Stephanie O’Neil was perusing the baking aisle at her local supermarket when she noticed a shelf’s worth of neon cake mixes in “really, really bright colors.”

“There was bright green and bright pink and bright orange, and I thought, ‘This cannot be the direction we’re headed,” she recalled. “Please, no.”

Fast forward to lots of kitchen experiments with her food dehydrator, and O’Neil has developed a treat that’s likely to make lots of ice cream- and cupcake-loving children (and their moms) happy.

O’Neil’s Garden Sprinkles, sold under her Farm to Table Kids brand, resemble other sprinkles in the baking aisle, but with an important difference: They contain no hydrogenated palm kernel oil, no corn syrup, no food coloring, and no carnauba wax. Sure, they’re still mostly sugar, but they come in a palette of colors created with dehydrated vegetables crushed into powders. The bottle of pink sprinkles is pink because it’s made with organic beet powder. A bottle of rainbow sprinkles includes the pink sprinkles, plus white ones made with white beets, and yellow ones colored with carrots and turmeric.

Not all of her experiments with sprinkles have succeeded. In an attempt to make orange, she tried red pepper. “I ground it up and it was this beautiful fiery orange,” O’Neil recalled. “And when I made the sprinkles, it was exactly the color I wanted, and then we tasted them and it was so awful.”

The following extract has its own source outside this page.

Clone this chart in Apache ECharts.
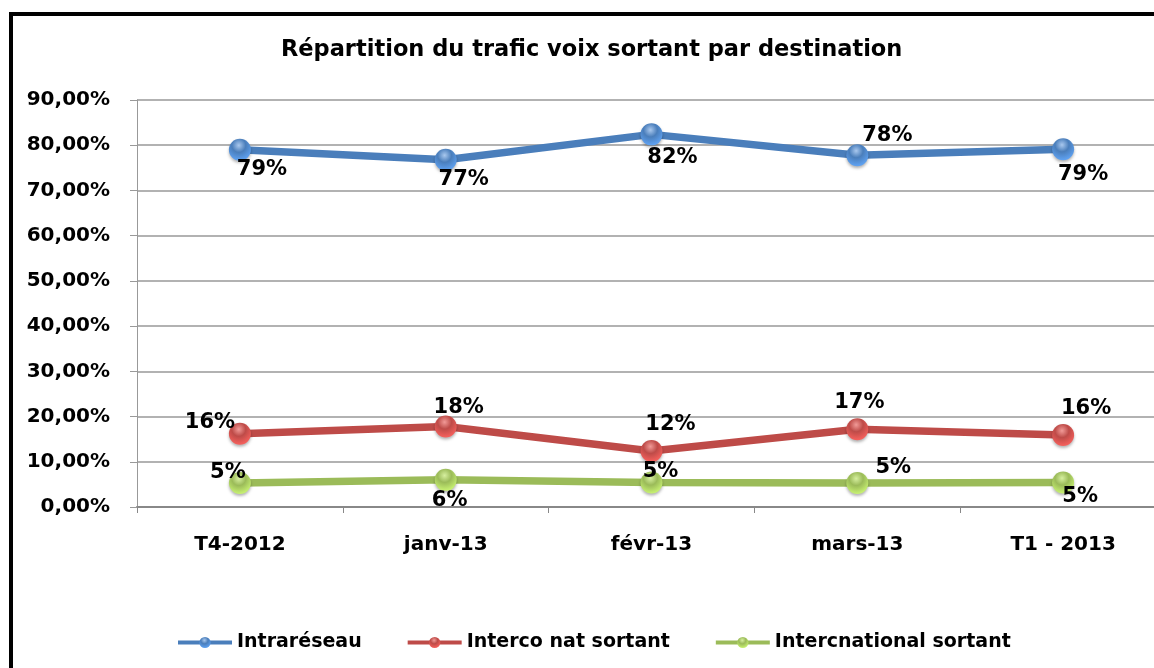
<!DOCTYPE html>
<html>
<head>
<meta charset="utf-8">
<script src="https://cdn.jsdelivr.net/npm/echarts@6/dist/echarts.min.js"></script>
<style>
  html, body { margin: 0; padding: 0; background: #fff; overflow: hidden; }
  #chart { width: 1180px; height: 668px; }
</style>
</head>
<body>
<div id="chart"></div>
<script>
// data (percent)
let categories = ['T4-2012', 'janv-13', 'févr-13', 'mars-13', 'T1 - 2013'];
let intrareseau = [79.0, 76.8, 82.4, 77.8, 79.1];
let intercoNat = [16.2, 17.8, 12.4, 17.2, 15.9];
let international = [5.3, 6.0, 5.4, 5.3, 5.4];
let yTicks = { min: 0, max: 90, interval: 10 };

// label offsets from each marker (layout only)
let offIntra = [[22, 20], [18, 20], [21, 23], [30, -20], [20, 25]];
let offInterco = [[-30, -11], [13, -19], [19, -26], [2, -27], [23, -27]];
let offInter = [[-12, -10], [4, 21], [9, -11], [36, -15], [17, 14]];

const FONT = 'DejaVu Sans';

function sphere(base, light) {
    return new echarts.graphic.RadialGradient(0.45, 0.3, 0.7, [
        { offset: 0, color: light },
        { offset: 0.45, color: base },
        { offset: 1, color: echarts.color.lift(base, -0.3) }
    ]);
}

function makeSeries(name, values, offsets, color, light) {
    return {
        name: name,
        type: 'line',
        data: values.map((v, i) => ({
            value: v,
            label: { offset: offsets[i] }
        })),
        symbol: 'circle',
        symbolSize: 22,
        lineStyle: { color: color, width: 7.5 },
        itemStyle: {
            color: sphere(color, light),
            borderWidth: 0,
            shadowColor: 'rgba(0,0,0,0.3)',
            shadowBlur: 3,
            shadowOffsetY: 2
        },
        label: {
            show: true,
            position: 'inside',
            formatter: p => Math.round(p.value) + '%',
            fontFamily: FONT,
            fontWeight: 'bold',
            fontSize: 21,
            color: '#000'
        },
        emphasis: { disabled: true },
        z: 3
    };
}

let chart = echarts.init(document.getElementById('chart'), null, { renderer: 'canvas' });

chart.setOption({
    animation: false,
    backgroundColor: '#fff',
    title: {
        text: 'Répartition du trafic voix sortant par destination',
        left: 276,
        top: 34,
        textStyle: { fontFamily: FONT, fontWeight: 'bold', fontSize: 22.5, color: '#000' }
    },
    graphic: [{
        type: 'rect',
        shape: { x: 11, y: 14, width: 1200, height: 700 },
        style: { fill: 'none', stroke: '#000', lineWidth: 4 },
        silent: true
    }],
    legend: {
        left: 171,
        top: 628,
        itemWidth: 54,
        itemHeight: 14,
        itemGap: 44,
        lineStyle: { width: 4 },
        textStyle: { fontFamily: FONT, fontWeight: 'bold', fontSize: 19, color: '#000' },
        data: ['Intraréseau', 'Interco nat sortant', 'Intercnational sortant']
    },
    grid: { left: 137, width: 1029, top: 100, height: 407, containLabel: false },
    xAxis: {
        type: 'category',
        data: categories,
        axisLine: { lineStyle: { color: '#888', width: 2 } },
        axisTick: { show: true, length: 6, lineStyle: { color: '#888' } },
        axisLabel: { margin: 28, fontFamily: FONT, fontWeight: 'bold', fontSize: 20, color: '#000' }
    },
    yAxis: {
        type: 'value',
        min: yTicks.min,
        max: yTicks.max,
        interval: yTicks.interval,
        axisLine: { show: true, lineStyle: { color: '#999', width: 1 } },
        axisTick: { show: true, length: 7, lineStyle: { color: '#999' } },
        splitLine: { lineStyle: { color: '#999', width: 1.5 } },
        axisLabel: {
            margin: 27,
            formatter: v => v.toFixed(2).replace('.', ',') + '%',
            fontFamily: FONT, fontWeight: 'bold', fontSize: 20, color: '#000'
        }
    },
    series: [
        makeSeries('Intraréseau', intrareseau, offIntra, '#4a7ebb', '#a9c8ee'),
        makeSeries('Interco nat sortant', intercoNat, offInterco, '#be4b48', '#f19a97'),
        makeSeries('Intercnational sortant', international, offInter, '#9bbb59', '#d6ef9f')
    ]
});
</script>
</body>
</html>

To make the sprinkles, she makes colored royal icings, which cake decorators use to pipe decorations on cookies and such. She pipes the mixture out in an icing bag, lets it dry, hand-cuts the sprinkles and bottles them.

O’Neil has also made a line of cupcake mixes and frostings using the dehydrated vegetables, in strawberry, blueberry and carrot cake flavors.

O’Neil is using profits from her Farm to Table Kids products to help fund the free garden classes for children that she teaches on her four-acre organic farm in North Yarmouth. Last year 428 children got their hands dirty, and now that she’s expanding her gardens from four to seven, she’s hoping to reach 1,000 students over the next school year. “It’s important to me that all the garden clubs remain free for anybody,” she said.

The Garden Sprinkles are sold online at O’Neil’s website,, at the Freeport Farmers Market, and at Kamasouptra in the Portland Public Market House for $5.99 to $6.99 per bottle.